The case for an acceptable risk that the applicant will appear in court, should he be released, is strongly driven by the restrictive surety plan described in the evidence in the record filed, the electronic bracelet option and the home alarm factor, all in light of an individual with family and history here in Canada from 2012 to the present. It is further augmented by three sureties prepared, on the basis of their affidavits and the evidence of two of the proposed sureties, to enforce a near house arrest supervision. Standing against this are significant factors which make flight more than speculative:
The applicant has no assets here, is unable to lawfully work, and has pending deportation proceedings;
The applicant’s tenure in Canada in the neighborhood of approximately three years is not substantial. Neither he, nor his family, are Canadian citizens;
The applicant was prepared to evade a court order in 2011 in the United States and to have his family and country of residence for 23 years left behind when only facing the prospect of a 10-month sentence, a shorter period of incarceration than now faced for which no defences on the current record have an air of reality;
The applicant and his wife have family in Portugal; he has Portuguese citizenship; and Portugal, his choice of a refuge when he fled from a 10-month sentence, does not extradite its own citizens;
The applicant has demonstrated dishonesty before in terms of his 2009 tax evasion crime and his work here in 2015 in Canada without an authorized work permit. While the sureties are undoubtedly well-meaning, they do not have a depth of friendship and knowledge respecting the applicant which inspires confidence despite their proffered pledges.
Electronic monitoring has its own limitations, as discussed in some of the Authorities in the Respondent’s casebook, and in R. v. Kahsay 2015, ONSC 1775, at paras. 47-56, 61, 63, 69 and 94; and in R. v. Obi 2015, ONSC 3716, at paras. 34-36.
On the totality of the evidence, the likelihood of the applicant seeking to flee would involve him, I am satisfied, in an effort to defeat the release plan proposed. On balance, it cannot be said that the applicant has discharged the onus that if released, he would appear for court.

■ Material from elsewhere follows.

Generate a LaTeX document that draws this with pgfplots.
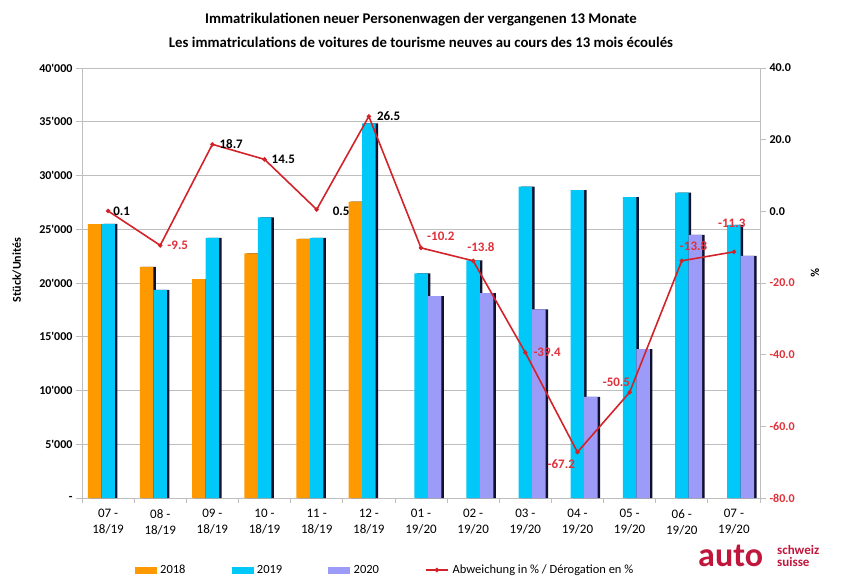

The tertiary ground, on the record here, also has not been satisfied, in my view. Release of the applicant would erode the public’s confidence in the administration of the bail system and the criminal justice system more broadly.
The applicant is facing sentence for the 2009 conviction and is also facing an indictment for the failure to surrender. He is a fugitive from a lawfully imposed sentence in the United States and the circumstances of his failure to surrender were to defeat serving that sentence. He is potentially subject in the United States to a penitentiary-equivalent sentence.

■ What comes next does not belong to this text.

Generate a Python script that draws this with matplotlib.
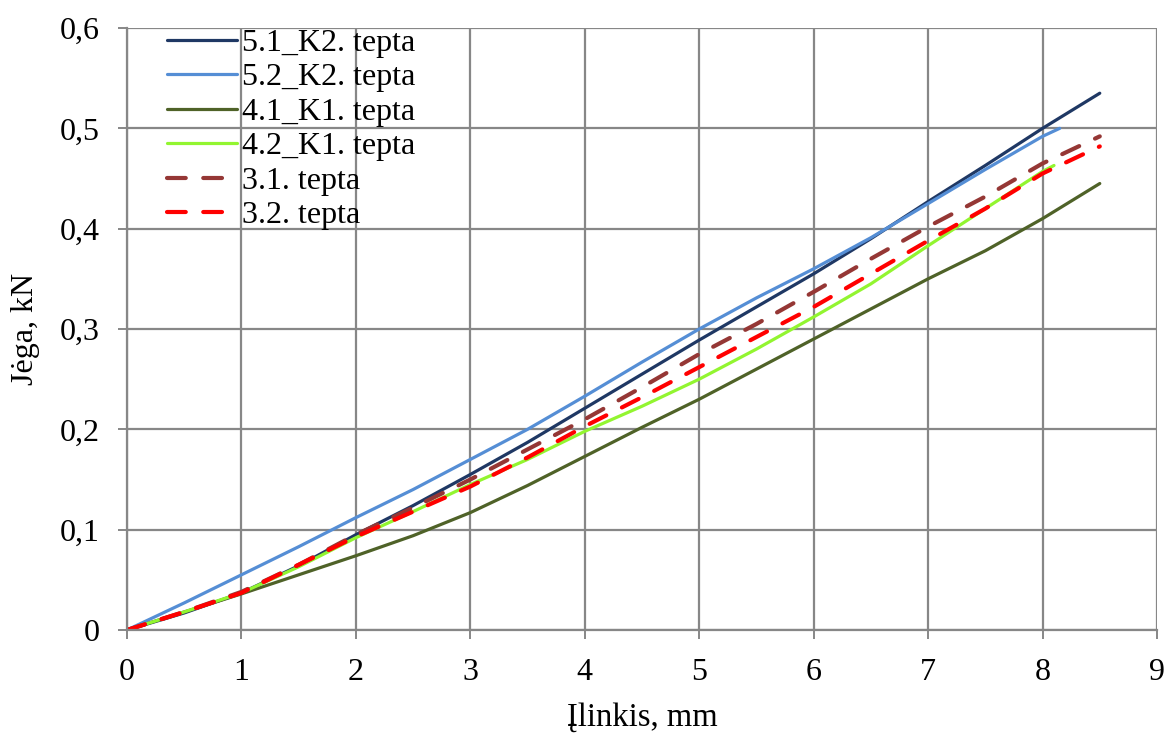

I also note the expectations in the extradition context of our international partners expecting that sentences lawfully imposed in their jurisdiction will ultimately be served.
It is important to note as well, in talking about the tertiary ground, that extradition proceedings are meant to be expeditious and to facilitate prompt compliance with Canada’s treaty obligations. (See United States v. Dynar, 1997 CanLII 359 (SCC), [1997] 2 S.C.R. 462, at para. 122; France v. Diab 2014, ONCA 374 at para. 37 (leave to appeal refused), [2014] S.C.C.A. No. 317).
Accordingly, on both the primary and the tertiary grounds, I am not satisfied that the applicant has not discharged the onus of demonstrating on balance that his continued detention is no longer necessary.